» EXERCISE DIRECTIONS: Print the material below exactly as it stands, please, from its first line to the line holding "minimum height=43] (soff)", with no pictures.

============

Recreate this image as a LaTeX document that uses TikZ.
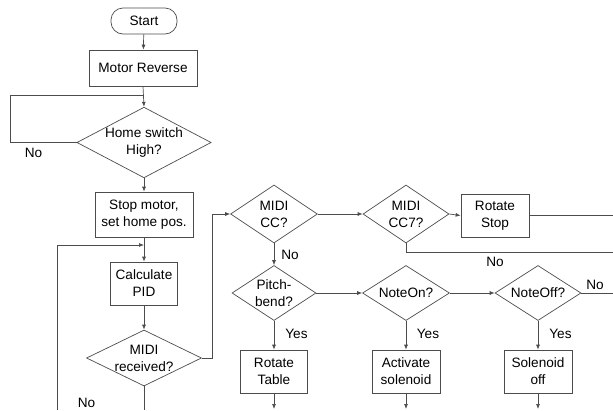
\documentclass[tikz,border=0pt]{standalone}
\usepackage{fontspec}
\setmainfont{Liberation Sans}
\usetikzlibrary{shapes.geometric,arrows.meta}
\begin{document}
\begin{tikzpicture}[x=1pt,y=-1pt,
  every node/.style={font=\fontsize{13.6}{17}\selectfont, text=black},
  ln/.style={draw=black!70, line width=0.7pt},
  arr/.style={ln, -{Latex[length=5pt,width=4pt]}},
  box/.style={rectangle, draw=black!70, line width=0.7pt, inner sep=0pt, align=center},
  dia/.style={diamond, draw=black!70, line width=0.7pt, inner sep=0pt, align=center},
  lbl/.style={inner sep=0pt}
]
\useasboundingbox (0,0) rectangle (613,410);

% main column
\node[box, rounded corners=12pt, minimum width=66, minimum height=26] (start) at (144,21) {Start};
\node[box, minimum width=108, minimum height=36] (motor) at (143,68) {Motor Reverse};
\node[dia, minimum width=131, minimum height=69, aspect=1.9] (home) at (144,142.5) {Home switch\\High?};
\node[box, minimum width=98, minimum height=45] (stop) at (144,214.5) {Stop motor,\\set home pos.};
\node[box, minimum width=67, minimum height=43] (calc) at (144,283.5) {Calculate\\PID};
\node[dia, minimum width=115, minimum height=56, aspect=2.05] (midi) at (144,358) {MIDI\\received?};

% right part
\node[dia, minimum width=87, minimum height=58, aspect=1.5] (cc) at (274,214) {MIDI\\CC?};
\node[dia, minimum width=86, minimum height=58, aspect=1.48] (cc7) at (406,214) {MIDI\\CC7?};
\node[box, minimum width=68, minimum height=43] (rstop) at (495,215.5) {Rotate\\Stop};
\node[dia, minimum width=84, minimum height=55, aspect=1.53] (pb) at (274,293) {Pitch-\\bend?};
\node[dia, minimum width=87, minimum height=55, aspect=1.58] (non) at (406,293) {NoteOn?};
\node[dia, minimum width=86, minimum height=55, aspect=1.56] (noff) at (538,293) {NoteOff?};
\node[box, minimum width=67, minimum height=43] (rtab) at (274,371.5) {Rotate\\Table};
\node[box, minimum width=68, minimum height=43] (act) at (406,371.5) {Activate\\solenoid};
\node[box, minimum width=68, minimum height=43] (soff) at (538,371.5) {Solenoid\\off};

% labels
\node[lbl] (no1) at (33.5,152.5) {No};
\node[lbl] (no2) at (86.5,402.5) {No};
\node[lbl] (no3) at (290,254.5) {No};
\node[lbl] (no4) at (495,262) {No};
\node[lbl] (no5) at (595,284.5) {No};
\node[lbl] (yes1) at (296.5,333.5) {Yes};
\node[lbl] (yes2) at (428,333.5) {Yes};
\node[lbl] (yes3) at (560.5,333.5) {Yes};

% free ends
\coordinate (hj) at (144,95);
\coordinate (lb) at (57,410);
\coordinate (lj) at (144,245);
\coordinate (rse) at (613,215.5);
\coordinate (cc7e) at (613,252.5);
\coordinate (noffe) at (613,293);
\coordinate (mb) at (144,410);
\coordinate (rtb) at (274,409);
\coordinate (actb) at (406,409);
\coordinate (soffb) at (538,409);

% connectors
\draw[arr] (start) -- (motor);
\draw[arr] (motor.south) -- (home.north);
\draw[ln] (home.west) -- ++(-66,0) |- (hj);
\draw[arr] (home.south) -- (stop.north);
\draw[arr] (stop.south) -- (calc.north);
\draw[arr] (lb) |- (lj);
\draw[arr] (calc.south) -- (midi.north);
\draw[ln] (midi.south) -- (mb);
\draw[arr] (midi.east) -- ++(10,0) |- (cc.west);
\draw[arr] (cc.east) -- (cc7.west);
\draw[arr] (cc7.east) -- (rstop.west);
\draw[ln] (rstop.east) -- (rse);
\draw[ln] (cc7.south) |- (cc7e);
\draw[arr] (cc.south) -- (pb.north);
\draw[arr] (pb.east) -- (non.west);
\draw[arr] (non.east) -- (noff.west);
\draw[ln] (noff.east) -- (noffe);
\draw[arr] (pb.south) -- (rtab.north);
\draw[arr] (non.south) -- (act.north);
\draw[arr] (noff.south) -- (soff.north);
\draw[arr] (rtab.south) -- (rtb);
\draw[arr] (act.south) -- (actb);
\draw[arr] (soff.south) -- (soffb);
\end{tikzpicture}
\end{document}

============

» THE COMPLETED TASK:
Recreate this image as a LaTeX document that uses TikZ.
\documentclass[tikz,border=0pt]{standalone}
\usepackage{fontspec}
\setmainfont{Liberation Sans}
\usetikzlibrary{shapes.geometric,arrows.meta}
\begin{document}
\begin{tikzpicture}[x=1pt,y=-1pt,
  every node/.style={font=\fontsize{13.6}{17}\selectfont, text=black},
  ln/.style={draw=black!70, line width=0.7pt},
  arr/.style={ln, -{Latex[length=5pt,width=4pt]}},
  box/.style={rectangle, draw=black!70, line width=0.7pt, inner sep=0pt, align=center},
  dia/.style={diamond, draw=black!70, line width=0.7pt, inner sep=0pt, align=center},
  lbl/.style={inner sep=0pt}
]
\useasboundingbox (0,0) rectangle (613,410);

% main column
\node[box, rounded corners=12pt, minimum width=66, minimum height=26] (start) at (144,21) {Start};
\node[box, minimum width=108, minimum height=36] (motor) at (143,68) {Motor Reverse};
\node[dia, minimum width=131, minimum height=69, aspect=1.9] (home) at (144,142.5) {Home switch\\High?};
\node[box, minimum width=98, minimum height=45] (stop) at (144,214.5) {Stop motor,\\set home pos.};
\node[box, minimum width=67, minimum height=43] (calc) at (144,283.5) {Calculate\\PID};
\node[dia, minimum width=115, minimum height=56, aspect=2.05] (midi) at (144,358) {MIDI\\received?};

% right part
\node[dia, minimum width=87, minimum height=58, aspect=1.5] (cc) at (274,214) {MIDI\\CC?};
\node[dia, minimum width=86, minimum height=58, aspect=1.48] (cc7) at (406,214) {MIDI\\CC7?};
\node[box, minimum width=68, minimum height=43] (rstop) at (495,215.5) {Rotate\\Stop};
\node[dia, minimum width=84, minimum height=55, aspect=1.53] (pb) at (274,293) {Pitch-\\bend?};
\node[dia, minimum width=87, minimum height=55, aspect=1.58] (non) at (406,293) {NoteOn?};
\node[dia, minimum width=86, minimum height=55, aspect=1.56] (noff) at (538,293) {NoteOff?};
\node[box, minimum width=67, minimum height=43] (rtab) at (274,371.5) {Rotate\\Table};
\node[box, minimum width=68, minimum height=43] (act) at (406,371.5) {Activate\\solenoid};
\node[box, minimum width=68, minimum height=43] (soff) at (538,371.5) {Solenoid\\off};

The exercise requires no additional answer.